• Task details
Using the listing below, output only the lines from the one that contains "Generate a component" through the one that contains "XAxis, YAxis, Legend", inclusive, exactly as given and without images.

Code that draws figures:
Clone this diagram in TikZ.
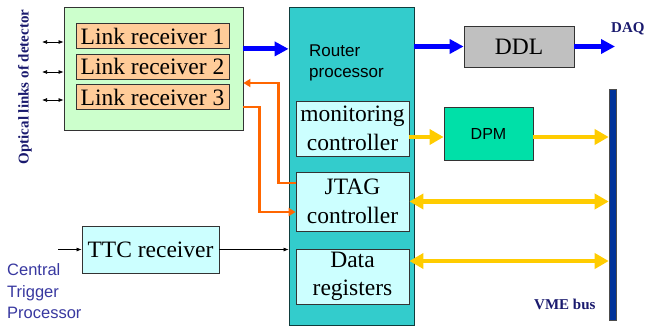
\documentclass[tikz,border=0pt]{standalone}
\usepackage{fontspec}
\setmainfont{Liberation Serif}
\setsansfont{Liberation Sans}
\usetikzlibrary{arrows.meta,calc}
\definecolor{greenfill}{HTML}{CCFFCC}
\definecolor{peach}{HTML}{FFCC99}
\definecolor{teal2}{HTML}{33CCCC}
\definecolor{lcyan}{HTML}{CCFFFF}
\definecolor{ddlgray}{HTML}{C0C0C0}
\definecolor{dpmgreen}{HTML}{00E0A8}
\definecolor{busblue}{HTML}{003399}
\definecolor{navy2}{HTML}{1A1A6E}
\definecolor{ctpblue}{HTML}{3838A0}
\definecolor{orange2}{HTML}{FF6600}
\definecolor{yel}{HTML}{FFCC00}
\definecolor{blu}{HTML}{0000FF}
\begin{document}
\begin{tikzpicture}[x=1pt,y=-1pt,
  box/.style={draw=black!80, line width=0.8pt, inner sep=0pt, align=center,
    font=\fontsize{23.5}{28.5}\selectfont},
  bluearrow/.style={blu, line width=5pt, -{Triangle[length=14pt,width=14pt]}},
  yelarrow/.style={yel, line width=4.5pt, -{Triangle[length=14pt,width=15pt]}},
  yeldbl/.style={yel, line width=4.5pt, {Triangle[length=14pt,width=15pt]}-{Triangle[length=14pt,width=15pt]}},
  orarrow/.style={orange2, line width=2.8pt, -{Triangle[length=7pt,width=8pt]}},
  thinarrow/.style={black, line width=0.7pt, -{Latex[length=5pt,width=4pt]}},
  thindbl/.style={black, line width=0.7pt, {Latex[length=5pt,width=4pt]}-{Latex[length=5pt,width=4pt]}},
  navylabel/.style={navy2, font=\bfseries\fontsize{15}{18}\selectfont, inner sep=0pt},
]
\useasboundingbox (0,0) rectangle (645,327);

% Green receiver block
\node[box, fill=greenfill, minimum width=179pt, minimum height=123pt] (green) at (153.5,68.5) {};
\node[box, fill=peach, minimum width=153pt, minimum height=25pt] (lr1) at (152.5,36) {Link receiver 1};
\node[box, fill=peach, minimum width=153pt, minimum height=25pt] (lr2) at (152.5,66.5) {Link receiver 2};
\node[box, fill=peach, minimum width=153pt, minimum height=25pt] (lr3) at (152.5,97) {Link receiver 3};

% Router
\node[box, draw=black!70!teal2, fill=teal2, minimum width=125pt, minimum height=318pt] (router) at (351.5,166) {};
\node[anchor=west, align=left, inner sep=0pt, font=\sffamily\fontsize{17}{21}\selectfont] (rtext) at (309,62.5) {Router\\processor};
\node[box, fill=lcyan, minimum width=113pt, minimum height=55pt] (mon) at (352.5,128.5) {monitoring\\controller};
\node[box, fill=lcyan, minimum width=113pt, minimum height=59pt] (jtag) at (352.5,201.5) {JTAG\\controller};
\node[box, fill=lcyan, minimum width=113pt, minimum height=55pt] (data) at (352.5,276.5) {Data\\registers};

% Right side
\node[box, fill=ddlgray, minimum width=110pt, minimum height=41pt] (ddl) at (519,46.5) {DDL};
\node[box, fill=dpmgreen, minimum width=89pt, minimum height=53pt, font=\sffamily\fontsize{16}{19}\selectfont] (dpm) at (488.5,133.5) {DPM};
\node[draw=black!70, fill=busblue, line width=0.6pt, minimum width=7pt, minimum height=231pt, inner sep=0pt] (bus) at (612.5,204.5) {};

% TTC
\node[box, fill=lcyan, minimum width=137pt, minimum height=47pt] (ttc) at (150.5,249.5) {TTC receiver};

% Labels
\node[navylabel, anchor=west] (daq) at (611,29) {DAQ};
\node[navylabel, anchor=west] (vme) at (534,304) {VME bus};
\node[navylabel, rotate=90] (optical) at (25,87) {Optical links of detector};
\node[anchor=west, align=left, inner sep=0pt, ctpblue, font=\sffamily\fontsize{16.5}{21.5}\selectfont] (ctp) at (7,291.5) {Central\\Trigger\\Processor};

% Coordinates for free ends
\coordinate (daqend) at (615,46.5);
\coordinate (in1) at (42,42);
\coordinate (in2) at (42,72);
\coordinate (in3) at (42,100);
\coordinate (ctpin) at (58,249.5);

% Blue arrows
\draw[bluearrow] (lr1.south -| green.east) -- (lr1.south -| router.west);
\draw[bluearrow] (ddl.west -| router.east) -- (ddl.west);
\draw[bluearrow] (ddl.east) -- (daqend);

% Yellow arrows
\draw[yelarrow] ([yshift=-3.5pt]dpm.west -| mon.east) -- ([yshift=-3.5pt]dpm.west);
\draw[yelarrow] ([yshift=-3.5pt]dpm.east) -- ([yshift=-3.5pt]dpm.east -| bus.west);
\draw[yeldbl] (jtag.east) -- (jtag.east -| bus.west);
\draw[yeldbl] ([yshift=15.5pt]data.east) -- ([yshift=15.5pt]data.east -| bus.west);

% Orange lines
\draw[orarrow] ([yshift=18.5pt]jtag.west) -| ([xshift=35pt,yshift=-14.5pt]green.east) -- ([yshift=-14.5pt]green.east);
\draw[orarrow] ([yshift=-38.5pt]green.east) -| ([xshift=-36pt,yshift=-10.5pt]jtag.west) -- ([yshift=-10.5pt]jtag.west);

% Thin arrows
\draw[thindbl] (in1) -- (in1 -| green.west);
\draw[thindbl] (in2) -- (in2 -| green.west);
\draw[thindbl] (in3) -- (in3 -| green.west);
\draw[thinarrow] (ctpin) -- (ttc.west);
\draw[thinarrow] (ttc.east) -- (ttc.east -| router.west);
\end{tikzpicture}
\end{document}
==
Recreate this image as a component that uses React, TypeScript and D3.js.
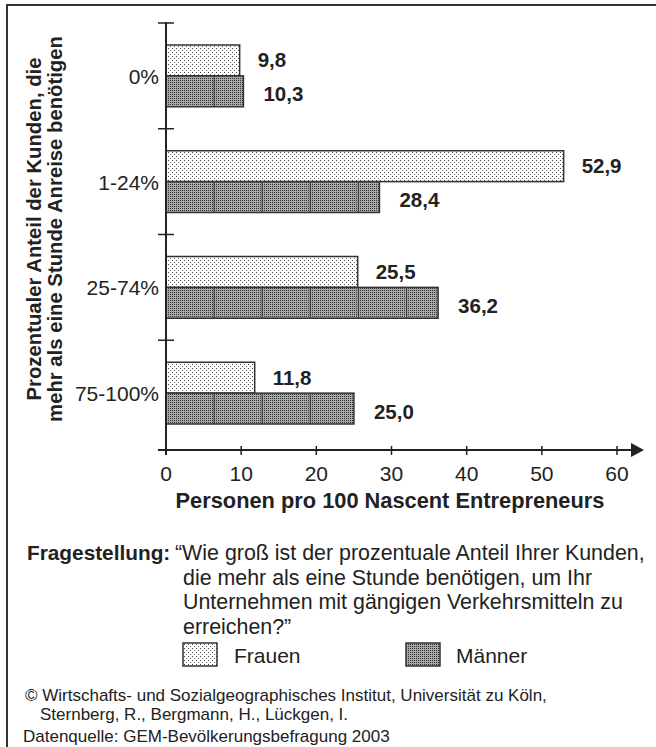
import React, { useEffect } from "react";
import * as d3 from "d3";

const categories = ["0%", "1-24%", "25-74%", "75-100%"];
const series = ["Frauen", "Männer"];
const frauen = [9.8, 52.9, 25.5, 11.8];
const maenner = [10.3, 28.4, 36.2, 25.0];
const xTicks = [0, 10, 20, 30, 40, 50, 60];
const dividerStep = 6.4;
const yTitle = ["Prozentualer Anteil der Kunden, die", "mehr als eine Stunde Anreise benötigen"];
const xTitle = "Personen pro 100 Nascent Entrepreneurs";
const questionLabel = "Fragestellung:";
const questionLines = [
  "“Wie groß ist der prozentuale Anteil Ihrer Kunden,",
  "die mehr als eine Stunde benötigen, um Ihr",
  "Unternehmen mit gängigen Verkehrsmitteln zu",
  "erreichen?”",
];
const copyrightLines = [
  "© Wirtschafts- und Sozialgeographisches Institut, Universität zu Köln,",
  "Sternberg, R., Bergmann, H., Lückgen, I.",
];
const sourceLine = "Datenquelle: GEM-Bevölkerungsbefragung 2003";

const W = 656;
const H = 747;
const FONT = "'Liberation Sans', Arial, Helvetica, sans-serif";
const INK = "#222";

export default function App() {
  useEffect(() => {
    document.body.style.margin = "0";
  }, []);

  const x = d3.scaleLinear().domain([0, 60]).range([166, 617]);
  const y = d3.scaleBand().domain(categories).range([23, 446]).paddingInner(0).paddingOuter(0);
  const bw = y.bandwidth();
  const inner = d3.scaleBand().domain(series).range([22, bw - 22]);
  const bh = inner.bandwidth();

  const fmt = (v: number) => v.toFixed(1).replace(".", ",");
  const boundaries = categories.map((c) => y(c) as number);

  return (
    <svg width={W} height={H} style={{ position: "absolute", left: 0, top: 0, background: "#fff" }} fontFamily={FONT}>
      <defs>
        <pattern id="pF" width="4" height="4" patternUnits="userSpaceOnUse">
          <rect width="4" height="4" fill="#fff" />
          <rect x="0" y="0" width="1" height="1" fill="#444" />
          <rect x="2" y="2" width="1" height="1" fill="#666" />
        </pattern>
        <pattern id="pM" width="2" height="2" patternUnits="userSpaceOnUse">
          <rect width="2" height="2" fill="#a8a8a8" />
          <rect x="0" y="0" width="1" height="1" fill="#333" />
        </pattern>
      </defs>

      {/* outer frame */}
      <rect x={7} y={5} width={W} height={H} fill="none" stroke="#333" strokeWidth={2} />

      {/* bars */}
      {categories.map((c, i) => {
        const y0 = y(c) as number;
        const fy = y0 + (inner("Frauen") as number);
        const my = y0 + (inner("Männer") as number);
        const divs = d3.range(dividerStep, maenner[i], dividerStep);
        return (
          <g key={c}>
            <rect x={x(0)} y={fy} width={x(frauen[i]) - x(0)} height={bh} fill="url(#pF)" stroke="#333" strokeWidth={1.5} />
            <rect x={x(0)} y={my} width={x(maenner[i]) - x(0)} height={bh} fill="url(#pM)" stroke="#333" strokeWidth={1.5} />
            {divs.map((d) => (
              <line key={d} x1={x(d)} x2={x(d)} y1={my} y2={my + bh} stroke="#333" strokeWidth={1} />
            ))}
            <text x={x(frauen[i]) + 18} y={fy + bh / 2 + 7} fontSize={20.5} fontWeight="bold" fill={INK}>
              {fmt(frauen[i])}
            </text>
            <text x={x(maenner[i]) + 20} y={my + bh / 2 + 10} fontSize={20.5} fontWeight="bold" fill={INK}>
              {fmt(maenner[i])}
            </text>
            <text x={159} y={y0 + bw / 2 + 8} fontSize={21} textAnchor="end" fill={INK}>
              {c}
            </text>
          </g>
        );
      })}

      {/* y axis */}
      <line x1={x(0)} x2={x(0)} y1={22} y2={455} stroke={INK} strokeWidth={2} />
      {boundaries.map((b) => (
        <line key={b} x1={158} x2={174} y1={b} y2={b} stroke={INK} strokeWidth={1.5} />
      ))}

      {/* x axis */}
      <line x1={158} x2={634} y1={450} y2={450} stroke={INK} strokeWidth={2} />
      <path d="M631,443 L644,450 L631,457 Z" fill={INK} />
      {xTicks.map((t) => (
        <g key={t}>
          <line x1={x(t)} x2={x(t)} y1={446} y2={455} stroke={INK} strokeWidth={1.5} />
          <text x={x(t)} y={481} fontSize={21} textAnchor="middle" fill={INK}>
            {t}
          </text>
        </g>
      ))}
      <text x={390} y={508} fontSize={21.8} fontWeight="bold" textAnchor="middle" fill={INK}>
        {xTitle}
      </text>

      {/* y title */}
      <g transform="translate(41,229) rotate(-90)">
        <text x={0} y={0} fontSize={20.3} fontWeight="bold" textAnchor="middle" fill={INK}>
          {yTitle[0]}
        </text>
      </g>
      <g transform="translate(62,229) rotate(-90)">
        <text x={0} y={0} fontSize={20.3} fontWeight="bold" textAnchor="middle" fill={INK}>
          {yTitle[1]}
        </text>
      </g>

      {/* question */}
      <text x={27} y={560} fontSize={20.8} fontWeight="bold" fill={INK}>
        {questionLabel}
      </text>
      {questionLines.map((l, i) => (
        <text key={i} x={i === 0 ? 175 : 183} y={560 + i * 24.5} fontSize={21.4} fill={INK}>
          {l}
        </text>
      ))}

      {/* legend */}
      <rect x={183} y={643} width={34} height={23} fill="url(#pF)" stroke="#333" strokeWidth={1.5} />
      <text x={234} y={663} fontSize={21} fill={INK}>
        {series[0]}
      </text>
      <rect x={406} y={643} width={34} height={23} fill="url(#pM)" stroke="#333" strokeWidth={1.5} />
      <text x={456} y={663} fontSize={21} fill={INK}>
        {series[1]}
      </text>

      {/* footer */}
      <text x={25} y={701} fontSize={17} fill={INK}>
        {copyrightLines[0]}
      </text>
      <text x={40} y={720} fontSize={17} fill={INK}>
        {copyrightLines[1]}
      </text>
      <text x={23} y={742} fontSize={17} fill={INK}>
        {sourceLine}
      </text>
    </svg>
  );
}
...
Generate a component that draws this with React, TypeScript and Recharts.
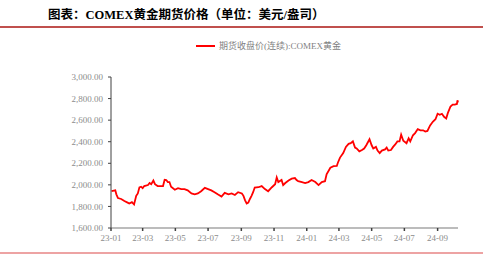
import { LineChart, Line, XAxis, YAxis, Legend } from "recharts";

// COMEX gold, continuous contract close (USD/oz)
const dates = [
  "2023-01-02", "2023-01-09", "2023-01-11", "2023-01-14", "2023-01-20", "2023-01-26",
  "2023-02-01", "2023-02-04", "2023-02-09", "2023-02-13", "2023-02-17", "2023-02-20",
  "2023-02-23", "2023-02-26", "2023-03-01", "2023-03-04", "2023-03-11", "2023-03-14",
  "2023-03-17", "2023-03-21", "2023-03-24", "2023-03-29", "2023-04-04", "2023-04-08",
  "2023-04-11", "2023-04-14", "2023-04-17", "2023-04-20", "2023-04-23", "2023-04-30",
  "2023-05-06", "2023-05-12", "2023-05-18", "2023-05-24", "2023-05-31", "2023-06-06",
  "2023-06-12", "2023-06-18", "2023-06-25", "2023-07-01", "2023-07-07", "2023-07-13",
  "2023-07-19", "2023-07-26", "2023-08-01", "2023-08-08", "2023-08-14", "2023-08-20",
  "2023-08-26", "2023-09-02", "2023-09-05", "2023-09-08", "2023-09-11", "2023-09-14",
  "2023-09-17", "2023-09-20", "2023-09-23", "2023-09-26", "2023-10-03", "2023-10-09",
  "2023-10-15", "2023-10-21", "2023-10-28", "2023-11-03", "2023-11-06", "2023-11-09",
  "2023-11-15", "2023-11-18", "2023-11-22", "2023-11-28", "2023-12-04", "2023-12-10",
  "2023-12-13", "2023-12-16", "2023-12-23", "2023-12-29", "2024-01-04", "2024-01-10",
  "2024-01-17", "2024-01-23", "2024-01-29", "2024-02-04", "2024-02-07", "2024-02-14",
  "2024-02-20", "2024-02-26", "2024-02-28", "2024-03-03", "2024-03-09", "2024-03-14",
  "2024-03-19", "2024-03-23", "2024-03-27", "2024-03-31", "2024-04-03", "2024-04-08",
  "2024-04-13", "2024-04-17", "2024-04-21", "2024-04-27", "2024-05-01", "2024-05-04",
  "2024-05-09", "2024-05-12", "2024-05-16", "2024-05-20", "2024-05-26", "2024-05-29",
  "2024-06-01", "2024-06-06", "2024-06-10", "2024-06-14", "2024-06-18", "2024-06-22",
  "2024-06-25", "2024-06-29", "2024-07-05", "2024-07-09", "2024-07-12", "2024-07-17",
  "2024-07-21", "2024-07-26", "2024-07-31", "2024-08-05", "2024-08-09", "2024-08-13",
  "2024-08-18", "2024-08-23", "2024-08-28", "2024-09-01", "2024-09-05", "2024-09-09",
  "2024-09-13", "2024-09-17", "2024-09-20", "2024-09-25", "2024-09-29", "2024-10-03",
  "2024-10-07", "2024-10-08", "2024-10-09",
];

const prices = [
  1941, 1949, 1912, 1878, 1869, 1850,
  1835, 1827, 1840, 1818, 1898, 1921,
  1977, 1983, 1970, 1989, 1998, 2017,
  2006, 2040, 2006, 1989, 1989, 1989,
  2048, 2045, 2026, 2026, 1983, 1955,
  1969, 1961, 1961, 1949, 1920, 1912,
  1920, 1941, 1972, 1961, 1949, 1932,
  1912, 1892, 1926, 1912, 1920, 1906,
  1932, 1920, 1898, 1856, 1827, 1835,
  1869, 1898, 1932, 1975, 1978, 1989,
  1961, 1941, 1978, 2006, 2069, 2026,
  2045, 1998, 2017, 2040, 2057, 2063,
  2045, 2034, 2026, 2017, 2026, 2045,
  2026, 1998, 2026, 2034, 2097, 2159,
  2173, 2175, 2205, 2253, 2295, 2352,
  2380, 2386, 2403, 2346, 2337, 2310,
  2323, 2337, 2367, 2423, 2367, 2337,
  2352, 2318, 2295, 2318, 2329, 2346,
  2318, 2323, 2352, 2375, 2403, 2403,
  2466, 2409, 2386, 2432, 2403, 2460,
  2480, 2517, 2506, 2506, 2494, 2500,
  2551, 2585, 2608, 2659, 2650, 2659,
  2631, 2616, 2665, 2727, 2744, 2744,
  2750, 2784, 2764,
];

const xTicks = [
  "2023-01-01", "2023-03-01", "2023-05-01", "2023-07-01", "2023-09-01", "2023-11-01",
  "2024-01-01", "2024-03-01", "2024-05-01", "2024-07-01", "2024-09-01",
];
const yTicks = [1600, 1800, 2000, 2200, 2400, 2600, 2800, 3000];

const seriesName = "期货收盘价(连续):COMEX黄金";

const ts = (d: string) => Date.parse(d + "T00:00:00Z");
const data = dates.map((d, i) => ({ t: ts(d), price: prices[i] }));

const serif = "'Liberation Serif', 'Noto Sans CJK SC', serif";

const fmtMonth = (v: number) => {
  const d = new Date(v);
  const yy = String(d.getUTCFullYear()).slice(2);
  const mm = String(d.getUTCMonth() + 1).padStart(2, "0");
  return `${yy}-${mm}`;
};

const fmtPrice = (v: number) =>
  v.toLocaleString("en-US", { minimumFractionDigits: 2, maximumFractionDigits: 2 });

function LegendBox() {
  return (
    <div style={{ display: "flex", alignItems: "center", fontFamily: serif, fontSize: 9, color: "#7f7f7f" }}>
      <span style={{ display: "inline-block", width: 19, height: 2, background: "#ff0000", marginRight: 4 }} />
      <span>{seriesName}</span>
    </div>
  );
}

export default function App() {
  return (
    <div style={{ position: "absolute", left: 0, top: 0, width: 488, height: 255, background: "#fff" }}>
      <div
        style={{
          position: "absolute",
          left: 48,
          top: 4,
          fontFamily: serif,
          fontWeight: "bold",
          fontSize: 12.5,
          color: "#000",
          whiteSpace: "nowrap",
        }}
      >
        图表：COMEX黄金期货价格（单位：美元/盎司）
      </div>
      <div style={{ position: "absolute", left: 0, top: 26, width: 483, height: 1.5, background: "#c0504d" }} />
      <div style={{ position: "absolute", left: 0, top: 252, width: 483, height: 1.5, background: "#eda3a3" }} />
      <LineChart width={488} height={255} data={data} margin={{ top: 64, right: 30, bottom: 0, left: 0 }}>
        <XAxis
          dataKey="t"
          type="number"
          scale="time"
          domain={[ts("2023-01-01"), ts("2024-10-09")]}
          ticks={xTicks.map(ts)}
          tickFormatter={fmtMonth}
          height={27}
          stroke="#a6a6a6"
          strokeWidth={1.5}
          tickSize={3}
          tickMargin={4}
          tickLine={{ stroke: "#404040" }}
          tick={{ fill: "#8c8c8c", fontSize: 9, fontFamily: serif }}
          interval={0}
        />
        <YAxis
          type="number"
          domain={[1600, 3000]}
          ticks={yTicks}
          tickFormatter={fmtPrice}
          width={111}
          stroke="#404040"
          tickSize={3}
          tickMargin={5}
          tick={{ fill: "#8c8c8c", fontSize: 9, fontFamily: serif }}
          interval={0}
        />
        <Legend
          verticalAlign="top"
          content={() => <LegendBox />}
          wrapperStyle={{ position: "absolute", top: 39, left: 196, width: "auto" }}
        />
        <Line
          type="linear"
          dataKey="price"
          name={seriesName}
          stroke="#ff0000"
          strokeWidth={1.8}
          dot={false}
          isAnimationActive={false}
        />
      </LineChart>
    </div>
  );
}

• Response to the task
Generate a component that draws this with React, TypeScript and Recharts.
import { LineChart, Line, XAxis, YAxis, Legend } from "recharts";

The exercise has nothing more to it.